Тридцатилетний художник Рональд Дэвис вдохновил Гери на новую работу с формой. Дэвис просил архитектора построить два объекта на одном участке в Малибу – дом и студию. Но Гери отказался в пользу синтетического решения. Архитектор, наблюдая за тем, как Дэвис экспериментирует с перспективными изображениями и геометрическими формами, предложил найти ключ к пространству через перспективу. Гери взял точки схода на стене и протянул струны по модели участка. Пространственная конструкция, полученная в результате этих опытов, была положена в основу структуры дома (рис. 2). Трапециевидная форма в плане и по фасаду была вписана в ландшафт. Гери говорил, что это решение было также продиктовано феноменологией. Он вспоминал, что провел там много времени, сидя и наблюдая, куда падают тени и свет солнца [7]. Начал играть с отражениями, исследуя его визуальный и эмоциональный потенциал. От предыдущего проекта – студии Данцингера – осталась идея минималистской формы, но теперь эта форма была искажена и своими острыми и тупыми углами стала художественным прообразом будущего творчества архитектора. Перспектива в работах Дэвиса стала примером для перспективы пространственной, которая в свою очередь представляла собой модель для последующих художественных опытов. Закольцованность идеи перспективы была своеобразным ответом на развивающееся концептуальное искусство.

 

Рис. 2. Дом Рона Дэвиса. 1968 г.

Fig. 2. Ron Davis House. 1968

 

Из дома открывался вид на океан. Крыша была расположена параллельно горам и оси дороги. Именно здесь проявился особый подход Гери, который заключался в том, чтобы рука и взгляд были скоординированы. Гери представлял будущее восприятие объекта через модель, стремясь расположить объект в ландшафте таким образом, чтобы все взаимно дополняло друг друга через драму природы и архитектуры. Дом построен на основе деревянного каркаса, но облицован гофрированным металлом, что создавало ссылку на транспортный контейнер. Дом и был контейнером, содержащим внутри пространство для идей и их реализаций, оболочку для произведений искусства, созданных как художником, так и архитектором. Гофрированный металл мог вызвать намек на банальность, если бы не перепад кровли в шесть метров – с девяти до трех. Первоначальная простота объема была усложнена искажением ортогональной сетки и мостила путь к дальнейшим открытиям в интерьере. Здесь работы Дэвиса – живописные геометрические абстракции – продолжались архитектурными геометрическими абстракциями интерьера. Диагонали балок и лестниц, световой проем в кровле, перегородки и экраны – все вместе создавали сложный пространственный рисунок, а каждый фрагмент мог быть воспринят как скульптурная инсталляция. Иллюзии и аллюзии открытого и закрытого, противостояние внешнего и внутреннего, плоскостное и линейное – все это обретет дальше в репертуаре архитектора свое новое прочтение.

Дом Гери

Если в домах Данцингера и Дэвиса архитектор Гери играл с закрытым автономным объемом-контейнером, представляющим образ убежища в урбанистическом беспорядке Лос-Анджелеса, то затем его интерес сместился в сторону взаимодействия с окружением. Скульптурная форма уступила место инсталляции и ассамбляжу. Контекст, который прежде вызывал реакцию ответить на фрагментарность целостностью, на этот раз выступил поводом для создания нового образа. В городе, где все непостоянно, где все находится в движении, где нет ничего ценного, длительного и непрерывного, объект Гери становится высказыванием, выражающим дух места.
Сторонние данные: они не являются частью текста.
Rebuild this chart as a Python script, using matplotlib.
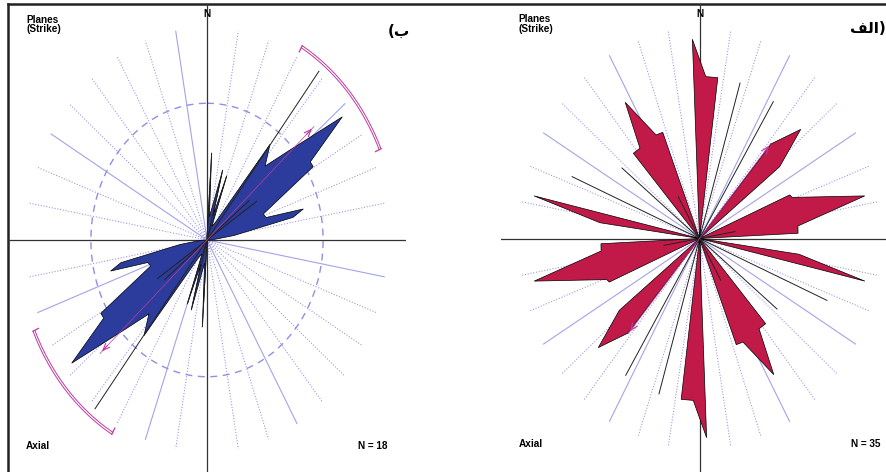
import numpy as np
import matplotlib
matplotlib.use("Agg")
import matplotlib.pyplot as plt

# ---------------- data ----------------
# Rose outline, half circle (axial data, mirrored by 180 deg). r in units of grid radius.
blue_bearing = [0.0, 0.5, 3.6, 7.0, 14.8, 16.5, 19.9, 23.0, 30.0, 37.8, 42.8, 47.2,
                52.3, 57.3, 59.6, 68.6, 72.1, 74.7, 77.4, 82.0, 88.0, 90.0]
blue_radius = [0.0, 0.02, 0.41, 0.11, 0.34, 0.12, 0.32, 0.07, 0.10, 0.571, 0.475, 0.62,
               0.95, 0.682, 0.684, 0.336, 0.345, 0.555, 0.49, 0.15, 0.03, 0.0]

red_bearing = [-90, -82.3, -77.6, -60, -42.3, -37.7, -32.6, -26.2, -22.1, -10,
               -2.4, 2.6, 7.6, 20, 41.6, 47.4, 52.6, 60, 67.6, 69.3, 77.6, 83.8, 87.4, 90]
red_radius = [0, 0.558, 0.941, 0, 0.546, 0.541, 0.766, 0.547, 0.543, 0,
              0.945, 0.768, 0.769, 0, 0.60, 0.764, 0.561, 0, 0.542, 0.551, 0.94, 0.55, 0.548, 0]

# black single lines (bearing, length), mirrored
blue_line_bearing = [3.6, 14.8, 19.9, 38.0, 51.5, 56.5]
blue_line_length = [0.41, 0.34, 0.32, 1.01, 0.30, 0.33]
red_line_bearing = [-67.5, -52.2, -30.8, 17.0, 32.3, 80.6]
red_line_length = [0.766, 0.545, 0.23, 0.77, 0.767, 0.20]

# mean direction and confidence arc
blue_mean, blue_mean_len = 48.0, 0.80
blue_conf = (30.0, 66.0)
red_mean, red_mean_len = 41.3, 0.60

blue_n, red_n = 18, 35
blue_circle = 0.645

left_label = "(\u0628"                       # ب)
right_label = "\uFED2\uFEDF\u0627)"          # الف)

# ---------------- style ----------------
BLUE = "#2b3c9c"
RED = "#c21a48"
GRID_DOT = "#8f8fe6"
GRID_SOLID = "#a3a3ea"
MAG = "#c03aa0"
AXC = "#333333"
TXT = ["Liberation Sans Narrow", "Liberation Sans", "DejaVu Sans"]

W, H = 886, 472
fig = plt.figure(figsize=(W / 100, H / 100), dpi=100)

# frame (top and left border)
fr = fig.add_axes([8 / W, 0, 878 / W, 468 / H])
fr.set_xticks([]); fr.set_yticks([])
fr.patch.set_alpha(0)
for s in ["right", "bottom"]:
    fr.spines[s].set_visible(False)
for s in ["top", "left"]:
    fr.spines[s].set_linewidth(1.8)
    fr.spines[s].set_color("#222222")


def pol(b, r):
    b = np.radians(np.asarray(b, float))
    r = np.asarray(r, float)
    return r * np.sin(b), r * np.cos(b)


def panel(rect, xlim, ylim, bearings, radii, color, lbear, llen, solid_step,
          mean, mean_len, nval, conf=None, circle=None):
    ax = fig.add_axes(rect)
    ax.set_xlim(*xlim); ax.set_ylim(*ylim)
    ax.axis("off")
    # grid lines
    for b in range(10, 360, 10):
        if b % 90 == 0:
            continue
        x, y = pol([b, b], [0, 1.0])
        if b % solid_step == 0:
            ax.plot(x, y, color=GRID_SOLID, lw=0.8, zorder=1)
        else:
            ax.plot(x, y, color=GRID_DOT, lw=0.75, dashes=(1.0, 1.7), zorder=1)
    if circle is not None:
        t = np.linspace(0, 360, 361)
        x, y = pol(t, np.full_like(t, circle))
        ax.plot(x, y, color=GRID_DOT, lw=1.0, dashes=(5, 4), zorder=1)
    ax.axhline(0, color=AXC, lw=0.9, zorder=2)
    ax.axvline(0, color=AXC, lw=0.9, zorder=2)
    # rose
    b = np.concatenate([bearings, np.asarray(bearings) + 180])
    r = np.concatenate([radii, radii])
    x, y = pol(b, r)
    ax.fill(x, y, facecolor=color, edgecolor="black", lw=0.5, zorder=3)
    # single lines
    for bb, ll in zip(lbear, llen):
        for off in (0, 180):
            x, y = pol([bb + off] * 2, [0, ll])
            ax.plot(x, y, color="#222222", lw=0.7, zorder=4)
    # mean direction
    for off in (0, 180):
        x0, y0 = pol(mean + off, 0)
        x1, y1 = pol(mean + off, mean_len)
        ax.plot([x0, x1], [y0, y1], color=MAG, lw=0.5, zorder=5)
        xa, ya = pol(mean + off, mean_len - 0.07)
        ax.annotate("", xy=(x1, y1), xytext=(xa, ya),
                    arrowprops=dict(arrowstyle="->,head_length=0.5,head_width=0.2",
                                    color=MAG, lw=0.8), zorder=5)
        if conf is not None:
            t = np.linspace(conf[0] + off, conf[1] + off, 80)
            for rr in (1.058, 1.047):
                x, y = pol(t, np.full_like(t, rr))
                ax.plot(x, y, color=MAG, lw=0.7, zorder=5)
            for e in (conf[0] + off, conf[1] + off):
                x, y = pol([e, e], [1.058, 1.025])
                ax.plot(x, y, color=MAG, lw=0.9, zorder=5)
    # texts
    ax.text(-1.005, 1.062, "Planes\n(Strike)", ha="left", va="top",
            fontsize=7.2, fontweight="bold", family=TXT, linespacing=0.95, zorder=6)
    ax.text(0, 1.066, "N", ha="center", va="center", fontsize=7.2, fontweight="bold",
            family=TXT, zorder=6)
    ax.text(-1.006, -0.972, "Axial", ha="left", va="center", fontsize=7.2,
            fontweight="bold", family=TXT, zorder=6)
    ax.text(1.005, -0.972, "N = %d" % nval, ha="right", va="center", fontsize=7.2,
            fontweight="bold", family=TXT, zorder=6)
    return ax


axL = panel([8 / W, 0, 398 / W, 468 / H], (-199 / 180, 199 / 180), (-232 / 212, 236 / 212),
            blue_bearing, blue_radius, BLUE, blue_line_bearing, blue_line_length, 50,
            blue_mean, blue_mean_len, blue_n, conf=blue_conf, circle=blue_circle)
axR = panel([501 / W, 0, 385 / W, 468 / H], (-198.5 / 180, 186.5 / 180), (-233.5 / 211, 234.5 / 211),
            red_bearing, red_radius, RED, red_line_bearing, red_line_length, 30,
            red_mean, red_mean_len, red_n)

axL.text(1.128, 0.986, left_label, ha="right", va="center", fontsize=11,
         fontweight="bold", family=["DejaVu Sans"], zorder=6)
axR.text(1.036, 0.993, right_label, ha="right", va="center", fontsize=11,
         fontweight="bold", family=["DejaVu Sans"], zorder=6)

fig.savefig("out.png", dpi=100)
У дома были и свои художественные прототипы. Огромная скульптура – бесконечная колонна – Курта Швиттерса, «поэта мусорного искусства», созданная им в собственном доме, инсталляции Роберта Раушенберга и художников Лос-Анжелеса – все это были пространственные скульптурные композиции, которые можно сделать из найденных объектов. Для Гери в ассамбляже и «мусорном искусстве» заключался особый ключ к пониманию Лос-Анджелеса. Большая часть застройки города была сделана из дешевых материалов, поскольку строящиеся дома воспринимались как временные постройки. Но даже в тех районах, где находились дорогие виллы, обязательно присутствовала сетка-рабица. Забором из сетки-рабицы были огорожены теннисный корт и бассейн, демонстрировавшие претензии на роскошь, заключенную в рамки дешевой промышленной продукции. Бесконечный микс дешевых и дорогих материалов создавал урбанистический ассамбляж и специфическую текстуру Лос-Анджелеса, что и попытался воплотить Гери в своем собственном доме.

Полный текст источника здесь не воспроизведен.